Cotham pitches Bears to 9-AAA final, regional
HENDERSONVILLE — Mark Purvis said a couple of weeks ago three District 9-AAA teams – Smyrna, Beech and his Mt. Juliet Bears – were good enough to win the state. But at least one of them was destined to get stranded in the league tournament.
The Bears left host Beech on the roadside Tuesday night with a 4-0 blanking behind the five-hit pitching of Josh Cotham to win the Buccaneers' bracket of the district tournament and advance to tonight's one-game final at top-seed Smyrna. But regardless of the outcome of tonight's 6 p.m. game, Mt. Juliet is in the Region 5-AAA tournament for the sixth time in the last seven seasons.
"It was the toughest bracket that we went through," Purvis said of the Beech half of the 9-AAA tournament. "Beech is a very good ballclub with a lot of good pitching. We wanted to win it tonight and not carry it to tomorrow."
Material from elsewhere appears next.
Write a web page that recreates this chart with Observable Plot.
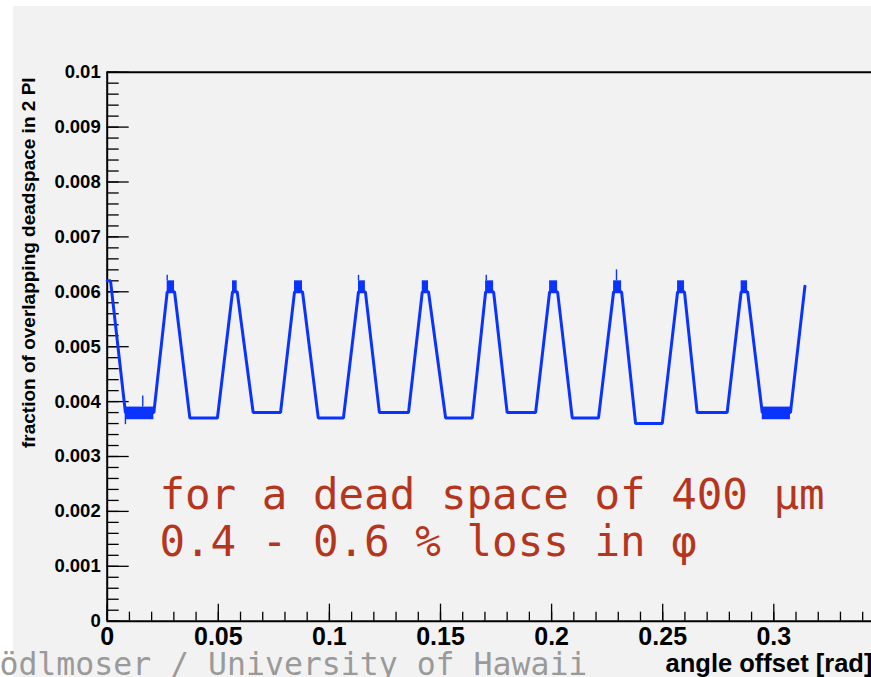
<!DOCTYPE html>
<html><head><meta charset="utf-8">
<script src="https://cdn.jsdelivr.net/npm/d3@7"></script>
<script src="https://cdn.jsdelivr.net/npm/@observablehq/plot@0.6"></script>
<style>
html,body{margin:0;padding:0;background:#fff;}
#wrap{position:relative;width:871px;height:677px;overflow:hidden;}
#bg{position:absolute;left:13px;top:6px;right:0;bottom:0;background:#f2f2f2;}
#chart{position:absolute;left:0;top:0;}
</style></head><body>
<div id="wrap"><div id="bg"></div><div id="chart"></div></div>
<script>
// ---- data ----
const angle = [0, 0.0015, 0.0082, 0.0210, 0.0270, 0.0303, 0.0372, 0.0496, 0.0564, 0.0585,
  0.0657, 0.0780, 0.0843, 0.0879, 0.0950, 0.1063, 0.1131, 0.1162, 0.1225, 0.1356,
  0.1418, 0.1446, 0.1523, 0.1643, 0.1703, 0.1739, 0.1800, 0.1928, 0.1991, 0.2027,
  0.2093, 0.2211, 0.2279, 0.2315, 0.2378, 0.2498, 0.2567, 0.2598, 0.2655, 0.2790,
  0.2853, 0.2882, 0.2948, 0.3075, 0.3140];
const fraction = [0.0062, 0.0062, 0.0038, 0.0038, 0.0060, 0.0060, 0.0037, 0.0037, 0.0060, 0.0060,
  0.0038, 0.0038, 0.0060, 0.0060, 0.0037, 0.0037, 0.0060, 0.0060, 0.0038, 0.0038,
  0.0060, 0.0060, 0.0037, 0.0037, 0.0060, 0.0060, 0.0038, 0.0038, 0.0060, 0.0060,
  0.0037, 0.0037, 0.0060, 0.0060, 0.0036, 0.0036, 0.0060, 0.0060, 0.0038, 0.0038,
  0.0060, 0.0060, 0.0038, 0.0038, 0.0061];

// densely oscillating regions (peaks and first/last trough)
const blockX1 = [0.0270, 0.0564, 0.0843, 0.1131, 0.1418, 0.1703, 0.1991, 0.2279, 0.2567, 0.2853, 0.0082, 0.2948];
const blockX2 = [0.0303, 0.0585, 0.0879, 0.1162, 0.1446, 0.1739, 0.2027, 0.2315, 0.2598, 0.2882, 0.0210, 0.3075];
const blockLow  = [0.0060, 0.0060, 0.0060, 0.0060, 0.0060, 0.0060, 0.0060, 0.0060, 0.0060, 0.0060, 0.00367, 0.00367];
const blockHigh = [0.0062, 0.0062, 0.0062, 0.0062, 0.0062, 0.0062, 0.0062, 0.0062, 0.0062, 0.0062, 0.0039, 0.0039];

// thin single-bin spikes
const spikeX    = [0.0082, 0.0160, 0.0270, 0.1131, 0.1706, 0.2292];
const spikeLow  = [0.00358, 0.0039, 0.0062, 0.0062, 0.0062, 0.0062];
const spikeHigh = [0.0038, 0.0041, 0.0063, 0.0063, 0.0063, 0.0064];

const yTicks = [0, 0.001, 0.002, 0.003, 0.004, 0.005, 0.006, 0.007, 0.008, 0.009, 0.01];
const yTickLabels = ["0", "0.001", "0.002", "0.003", "0.004", "0.005", "0.006", "0.007", "0.008", "0.009", "0.01"];
const xTicks = [0, 0.05, 0.1, 0.15, 0.2, 0.25, 0.3, 0.35];
const xLabelTicks = [0, 0.05, 0.1, 0.15, 0.2, 0.25, 0.3];
const xTickLabels = ["0", "0.05", "0.1", "0.15", "0.2", "0.25", "0.3"];
const yMinor = d3.range(0, 0.01001, 0.0002);
const xMinor = d3.range(0, 0.3501, 0.01);

const xTitle = "angle offset [rad]";
const yTitle = "fraction of overlapping deadspace in 2 PI";
const noteLines = ["for a dead space of 400 µm", "0.4 - 0.6 % loss in φ"];
const footer = "ödlmoser / University of Hawaii";

// ---- build tables ----
const points = angle.map((a, i) => ({a, f: fraction[i]}));
const blocks = blockX1.map((x1, i) => ({x1, x2: blockX2[i], y1: blockLow[i], y2: blockHigh[i]}));
const spikes = spikeX.map((x, i) => ({x, y1: spikeLow[i], y2: spikeHigh[i]}));

const blue = "#0b33ff";
const red = "#b5361e";
const mono = "'DejaVu Sans Mono', monospace";

const chart = Plot.plot({
  width: 871, height: 677,
  marginLeft: 106.7, marginRight: 0, marginTop: 71.7, marginBottom: 56.3,
  style: {background: "transparent", fontFamily: "'Liberation Sans', Arial, sans-serif"},
  x: {domain: [0, 0.35], range: [106.7, 884.4]},
  y: {domain: [0, 0.01], range: [620.7, 71.7]},
  marks: [
    // ticks (inside the frame, ROOT style)
    Plot.ruleY(yMinor, {x1: 0, x2: 0.0054, stroke: "#000", strokeWidth: 1.3}),
    Plot.ruleY(yTicks, {x1: 0, x2: 0.0099, stroke: "#000", strokeWidth: 1.3}),
    Plot.ruleX(xMinor, {y1: 0, y2: 0.000164, stroke: "#000", strokeWidth: 1.3}),
    Plot.ruleX(xTicks, {y1: 0, y2: 0.00031, stroke: "#000", strokeWidth: 1.3}),
    // frame
    Plot.ruleY([0, 0.01], {stroke: "#000", strokeWidth: 2}),
    Plot.ruleX([0], {stroke: "#000", strokeWidth: 2}),
    // axes labels
    Plot.axisY({ticks: yTicks, tickSize: 0, tickPadding: 6.5, fontSize: 18.5, fontWeight: "bold",
      tickFormat: d => yTickLabels[yTicks.indexOf(d)], label: null}),
    Plot.axisX({ticks: xLabelTicks, tickSize: 0, tickPadding: 6.5, fontSize: 25, fontWeight: "bold",
      tickFormat: d => xTickLabels[xLabelTicks.indexOf(d)], label: null}),
    // data
    Plot.rect(blocks, {x1: "x1", x2: "x2", y1: "y1", y2: "y2", fill: blue}),
    Plot.ruleX(spikes, {x: "x", y1: "y1", y2: "y2", stroke: blue, strokeWidth: 1.4}),
    Plot.line(points, {x: "a", y: "f", stroke: blue, strokeWidth: 3, strokeLinejoin: "miter"}),
    // titles
    Plot.text([xTitle], {x: 0.2513, y: 0, dy: 50.7, text: d => d, textAnchor: "start", lineAnchor: "bottom",
      fontSize: 25.5, fontWeight: "bold", fill: "#000"}),
    Plot.text([yTitle], {x: -0.0327, y: 0.00653, text: d => d, rotate: -90, textAnchor: "middle", lineAnchor: "bottom",
      fontSize: 19, fontWeight: "bold", fill: "#000"}),
    // annotation
    Plot.text([noteLines[0]], {x: 0.0235, y: 0.00205, text: d => d, textAnchor: "start", lineAnchor: "bottom",
      fontSize: 42.5, fontFamily: mono, fill: red}),
    Plot.text([noteLines[1]], {x: 0.0235, y: 0.00118, text: d => d, textAnchor: "start", lineAnchor: "bottom",
      fontSize: 42.5, fontFamily: mono, fill: red}),
    // footer
    Plot.text([footer], {x: -0.0485, y: 0, dy: 53.3, text: d => d, textAnchor: "start", lineAnchor: "bottom",
      fontSize: 31.5, fontFamily: mono, fill: "#9a9a9a"})
  ]
});
document.getElementById("chart").appendChild(chart);
</script>
</body></html>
It was Mt. Juliet's second win of the tournament over the Buccaneers, who needed to win last night to force the "if necessary" game tonight, which would have pushed the final at Smyrna to Thursday.
Cotham walked two and struck out nine as the junior right-hander improved to 4-3 and moved to 32-10.
And is so often the case at the high school level, the starting pitcher got a key hit as Cotham drove in a first-inning run.
Richie Hawkins, courtesy running for catcher Caleb Knox, scored on a second-inning wild pitch.
Mt. Juliet sealed it with two in the seventh as Taylor Hill singled and Cotham walked. Jeff Murphy dropped down a sacrifice bunt. Knox's shot ricocheted off the pitcher's glove to the third baseman, who threw the ball away, allowing both runners [Stephen Smith was courtesy running for Cotham] to score.
Beech advanced to the bracket final with a 7-3 win over Wilson Central earlier in the day, ending the Wildcats' season at 9-30.
Commanders turn back Westmoreland challenge, reach 8-A final
More often than not, Friendship Christian run rules its District 8-A rivals. Westmoreland was having none of it Tuesday in the league winner's bracket final at FCS.
The Eagles trailed by a run midway through the third inning before the Commanders and pitcher Stephen Pryor reasserted their dominance in an 11-5 conquest.
Friendship jumped to a 6-1 lead in the first inning before Westmoreland whittled away to close within 6-5 midway through the third.
"[Pryor] walked five and we made a couple of errors and then we made some other...throws not made to the proper base and some plays in the outfield where we didn't get the right cutoffs, gave the an inside-the-park when it should have been a single – double, tops," Friendship coach John McNeal said after his Commanders climbed to 23-12 for the season going into today's 4 p.m. championship round. "We just made some plays that hurt us. He worked behind – walking five people wasn't as bad as he worked behind almost every hitter. It doesn't matter how well you throw, when you're working from behind, hitters know that."
Wade Mitchell homered in the bottom of the third for a 7-5 lead.
Westmoreland came back in the top of the fifth to load the bases with no one out. Pryor induced a 1-2-3 double-play grounder and one of his 10 strikeouts to escape unharmed.
"That was a big inning," McNeal said. "It was one of those where we didn't play our best – take nothing away from them, they did a good job today – and we were still able to get the win."
Friendship put the game away with four in the bottom of the fifth to seal the deal.
Pryor allowed six hits and only one earned run through six innings before Brent Boyd pitched a one-hit seventh.
Friendship finished with nine hits, including two each by Mitchell and Jon Miller. Pryor drove in two runs, as did G.L. Waynick, who homered.
Trousdale County ousted Gordonsville 8-3 earlier Tuesday to advance to today's 2 p.m. loser's final against Westmoreland with the winner catching the Commanders at 4 and taking the second Region 4-A berth. The "if necessary" game would be at 4 p.m. Thursday.